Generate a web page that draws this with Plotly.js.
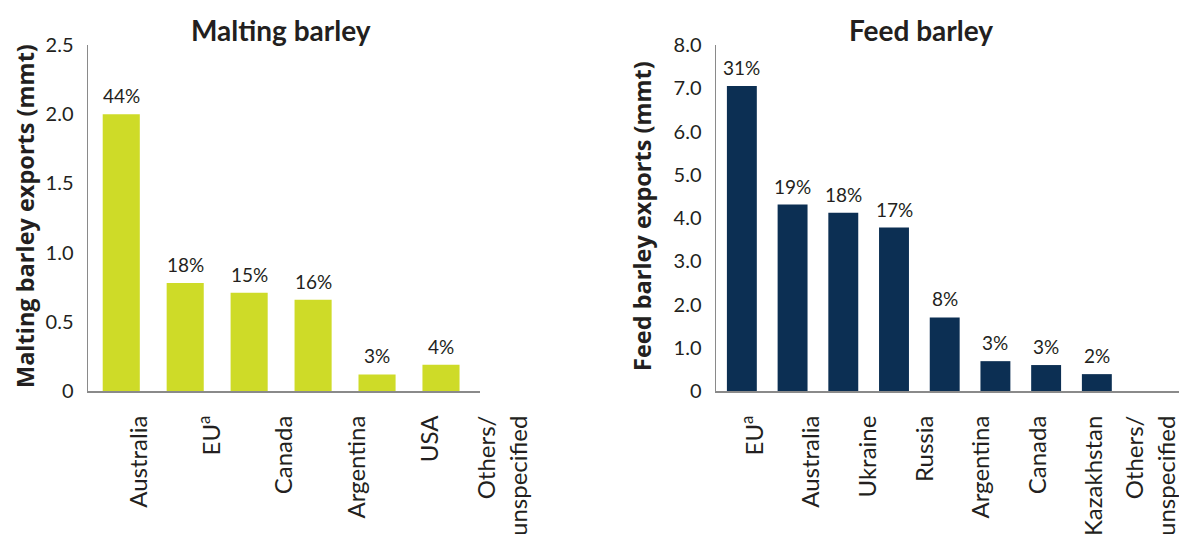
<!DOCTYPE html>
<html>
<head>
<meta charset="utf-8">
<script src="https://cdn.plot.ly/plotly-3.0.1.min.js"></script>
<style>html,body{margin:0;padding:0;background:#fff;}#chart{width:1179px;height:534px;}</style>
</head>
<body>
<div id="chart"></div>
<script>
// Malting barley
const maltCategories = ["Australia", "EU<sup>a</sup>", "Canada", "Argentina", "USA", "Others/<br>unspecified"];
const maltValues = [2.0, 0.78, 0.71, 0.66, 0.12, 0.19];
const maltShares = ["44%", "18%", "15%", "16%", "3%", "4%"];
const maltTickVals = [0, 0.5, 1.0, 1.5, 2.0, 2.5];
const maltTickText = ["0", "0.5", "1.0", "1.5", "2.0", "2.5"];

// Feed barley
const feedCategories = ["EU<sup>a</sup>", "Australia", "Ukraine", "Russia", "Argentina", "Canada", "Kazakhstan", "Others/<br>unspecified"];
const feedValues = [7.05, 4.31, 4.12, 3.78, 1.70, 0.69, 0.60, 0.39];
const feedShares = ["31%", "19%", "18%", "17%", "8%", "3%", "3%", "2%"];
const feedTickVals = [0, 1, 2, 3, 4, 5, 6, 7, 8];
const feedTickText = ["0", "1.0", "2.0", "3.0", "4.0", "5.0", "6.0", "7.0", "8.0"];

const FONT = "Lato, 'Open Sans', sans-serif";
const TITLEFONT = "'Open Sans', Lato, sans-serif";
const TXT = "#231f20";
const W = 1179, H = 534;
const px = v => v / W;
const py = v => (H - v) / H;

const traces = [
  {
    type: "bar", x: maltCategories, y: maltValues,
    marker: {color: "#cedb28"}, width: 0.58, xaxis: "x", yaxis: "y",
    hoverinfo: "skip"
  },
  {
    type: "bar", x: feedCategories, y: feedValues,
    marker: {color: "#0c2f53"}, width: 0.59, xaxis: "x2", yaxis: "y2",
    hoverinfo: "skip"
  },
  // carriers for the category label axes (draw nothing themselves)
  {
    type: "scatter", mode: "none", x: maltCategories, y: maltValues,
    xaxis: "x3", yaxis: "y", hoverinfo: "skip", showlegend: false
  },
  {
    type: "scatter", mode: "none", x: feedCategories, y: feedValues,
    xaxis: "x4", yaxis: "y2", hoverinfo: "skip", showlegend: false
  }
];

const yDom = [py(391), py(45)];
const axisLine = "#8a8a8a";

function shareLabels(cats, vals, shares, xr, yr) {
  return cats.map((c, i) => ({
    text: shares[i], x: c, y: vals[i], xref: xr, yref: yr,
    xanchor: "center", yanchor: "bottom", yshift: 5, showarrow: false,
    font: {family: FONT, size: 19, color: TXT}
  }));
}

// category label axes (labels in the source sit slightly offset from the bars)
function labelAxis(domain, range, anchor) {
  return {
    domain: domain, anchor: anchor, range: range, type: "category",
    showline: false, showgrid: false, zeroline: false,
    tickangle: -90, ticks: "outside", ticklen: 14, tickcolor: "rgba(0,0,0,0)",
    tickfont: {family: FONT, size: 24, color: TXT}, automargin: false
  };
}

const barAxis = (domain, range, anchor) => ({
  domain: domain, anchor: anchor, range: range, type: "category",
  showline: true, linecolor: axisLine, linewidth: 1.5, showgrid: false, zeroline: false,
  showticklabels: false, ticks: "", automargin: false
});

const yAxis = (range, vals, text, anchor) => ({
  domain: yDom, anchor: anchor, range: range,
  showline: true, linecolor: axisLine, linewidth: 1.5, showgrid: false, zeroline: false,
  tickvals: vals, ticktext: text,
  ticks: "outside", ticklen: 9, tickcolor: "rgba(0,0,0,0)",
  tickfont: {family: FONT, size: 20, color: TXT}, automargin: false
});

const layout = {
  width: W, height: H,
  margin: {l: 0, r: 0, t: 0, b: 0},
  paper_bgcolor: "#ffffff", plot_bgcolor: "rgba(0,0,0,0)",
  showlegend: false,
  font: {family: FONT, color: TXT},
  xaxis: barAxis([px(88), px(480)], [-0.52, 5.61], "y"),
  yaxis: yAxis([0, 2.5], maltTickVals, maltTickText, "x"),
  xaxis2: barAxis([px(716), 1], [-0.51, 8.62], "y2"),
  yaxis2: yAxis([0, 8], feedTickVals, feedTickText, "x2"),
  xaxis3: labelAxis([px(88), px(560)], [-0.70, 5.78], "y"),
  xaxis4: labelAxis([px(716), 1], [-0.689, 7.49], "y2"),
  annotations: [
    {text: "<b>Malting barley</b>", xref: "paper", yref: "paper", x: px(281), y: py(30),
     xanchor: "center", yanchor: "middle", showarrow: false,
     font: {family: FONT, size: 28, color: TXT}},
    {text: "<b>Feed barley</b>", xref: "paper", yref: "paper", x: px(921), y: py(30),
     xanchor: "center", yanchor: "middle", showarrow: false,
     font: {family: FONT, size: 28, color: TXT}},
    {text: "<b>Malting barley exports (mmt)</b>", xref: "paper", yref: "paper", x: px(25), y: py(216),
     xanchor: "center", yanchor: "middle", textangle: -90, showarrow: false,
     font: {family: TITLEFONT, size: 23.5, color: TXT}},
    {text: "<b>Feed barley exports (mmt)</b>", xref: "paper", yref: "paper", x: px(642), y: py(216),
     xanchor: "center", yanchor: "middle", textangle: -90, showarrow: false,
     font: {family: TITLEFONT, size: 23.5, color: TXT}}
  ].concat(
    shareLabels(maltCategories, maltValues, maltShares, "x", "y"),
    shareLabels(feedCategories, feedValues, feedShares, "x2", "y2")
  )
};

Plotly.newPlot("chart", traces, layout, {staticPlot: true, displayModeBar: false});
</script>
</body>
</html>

◆ TASK OBJECTIVE
Retype each line of the listing above word for word. Exclude the pictures.

◆ TASK RESPONSE
Generate a web page that draws this with Plotly.js.
<!DOCTYPE html>
<html>
<head>
<meta charset="utf-8">
<script src="https://cdn.plot.ly/plotly-3.0.1.min.js"></script>
<style>html,body{margin:0;padding:0;background:#fff;}#chart{width:1179px;height:534px;}</style>
</head>
<body>
<div id="chart"></div>
<script>
// Malting barley
const maltCategories = ["Australia", "EU<sup>a</sup>", "Canada", "Argentina", "USA", "Others/<br>unspecified"];
const maltValues = [2.0, 0.78, 0.71, 0.66, 0.12, 0.19];
const maltShares = ["44%", "18%", "15%", "16%", "3%", "4%"];
const maltTickVals = [0, 0.5, 1.0, 1.5, 2.0, 2.5];
const maltTickText = ["0", "0.5", "1.0", "1.5", "2.0", "2.5"];

// Feed barley
const feedCategories = ["EU<sup>a</sup>", "Australia", "Ukraine", "Russia", "Argentina", "Canada", "Kazakhstan", "Others/<br>unspecified"];
const feedValues = [7.05, 4.31, 4.12, 3.78, 1.70, 0.69, 0.60, 0.39];
const feedShares = ["31%", "19%", "18%", "17%", "8%", "3%", "3%", "2%"];
const feedTickVals = [0, 1, 2, 3, 4, 5, 6, 7, 8];
const feedTickText = ["0", "1.0", "2.0", "3.0", "4.0", "5.0", "6.0", "7.0", "8.0"];

const FONT = "Lato, 'Open Sans', sans-serif";
const TITLEFONT = "'Open Sans', Lato, sans-serif";
const TXT = "#231f20";
const W = 1179, H = 534;
const px = v => v / W;
const py = v => (H - v) / H;

const traces = [
  {
    type: "bar", x: maltCategories, y: maltValues,
    marker: {color: "#cedb28"}, width: 0.58, xaxis: "x", yaxis: "y",
    hoverinfo: "skip"
  },
  {
    type: "bar", x: feedCategories, y: feedValues,
    marker: {color: "#0c2f53"}, width: 0.59, xaxis: "x2", yaxis: "y2",
    hoverinfo: "skip"
  },
  // carriers for the category label axes (draw nothing themselves)
  {
    type: "scatter", mode: "none", x: maltCategories, y: maltValues,
    xaxis: "x3", yaxis: "y", hoverinfo: "skip", showlegend: false
  },
  {
    type: "scatter", mode: "none", x: feedCategories, y: feedValues,
    xaxis: "x4", yaxis: "y2", hoverinfo: "skip", showlegend: false
  }
];

const yDom = [py(391), py(45)];
const axisLine = "#8a8a8a";

function shareLabels(cats, vals, shares, xr, yr) {
  return cats.map((c, i) => ({
    text: shares[i], x: c, y: vals[i], xref: xr, yref: yr,
    xanchor: "center", yanchor: "bottom", yshift: 5, showarrow: false,
    font: {family: FONT, size: 19, color: TXT}
  }));
}

// category label axes (labels in the source sit slightly offset from the bars)
function labelAxis(domain, range, anchor) {
  return {
    domain: domain, anchor: anchor, range: range, type: "category",
    showline: false, showgrid: false, zeroline: false,
    tickangle: -90, ticks: "outside", ticklen: 14, tickcolor: "rgba(0,0,0,0)",
    tickfont: {family: FONT, size: 24, color: TXT}, automargin: false
  };
}

const barAxis = (domain, range, anchor) => ({
  domain: domain, anchor: anchor, range: range, type: "category",
  showline: true, linecolor: axisLine, linewidth: 1.5, showgrid: false, zeroline: false,
  showticklabels: false, ticks: "", automargin: false
});

const yAxis = (range, vals, text, anchor) => ({
  domain: yDom, anchor: anchor, range: range,
  showline: true, linecolor: axisLine, linewidth: 1.5, showgrid: false, zeroline: false,
  tickvals: vals, ticktext: text,
  ticks: "outside", ticklen: 9, tickcolor: "rgba(0,0,0,0)",
  tickfont: {family: FONT, size: 20, color: TXT}, automargin: false
});

const layout = {
  width: W, height: H,
  margin: {l: 0, r: 0, t: 0, b: 0},
  paper_bgcolor: "#ffffff", plot_bgcolor: "rgba(0,0,0,0)",
  showlegend: false,
  font: {family: FONT, color: TXT},
  xaxis: barAxis([px(88), px(480)], [-0.52, 5.61], "y"),
  yaxis: yAxis([0, 2.5], maltTickVals, maltTickText, "x"),
  xaxis2: barAxis([px(716), 1], [-0.51, 8.62], "y2"),
  yaxis2: yAxis([0, 8], feedTickVals, feedTickText, "x2"),
  xaxis3: labelAxis([px(88), px(560)], [-0.70, 5.78], "y"),
  xaxis4: labelAxis([px(716), 1], [-0.689, 7.49], "y2"),
  annotations: [
    {text: "<b>Malting barley</b>", xref: "paper", yref: "paper", x: px(281), y: py(30),
     xanchor: "center", yanchor: "middle", showarrow: false,
     font: {family: FONT, size: 28, color: TXT}},
    {text: "<b>Feed barley</b>", xref: "paper", yref: "paper", x: px(921), y: py(30),
     xanchor: "center", yanchor: "middle", showarrow: false,
     font: {family: FONT, size: 28, color: TXT}},
    {text: "<b>Malting barley exports (mmt)</b>", xref: "paper", yref: "paper", x: px(25), y: py(216),
     xanchor: "center", yanchor: "middle", textangle: -90, showarrow: false,
     font: {family: TITLEFONT, size: 23.5, color: TXT}},
    {text: "<b>Feed barley exports (mmt)</b>", xref: "paper", yref: "paper", x: px(642), y: py(216),
     xanchor: "center", yanchor: "middle", textangle: -90, showarrow: false,
     font: {family: TITLEFONT, size: 23.5, color: TXT}}
  ].concat(
    shareLabels(maltCategories, maltValues, maltShares, "x", "y"),
    shareLabels(feedCategories, feedValues, feedShares, "x2", "y2")
  )
};

Plotly.newPlot("chart", traces, layout, {staticPlot: true, displayModeBar: false});
</script>
</body>
</html>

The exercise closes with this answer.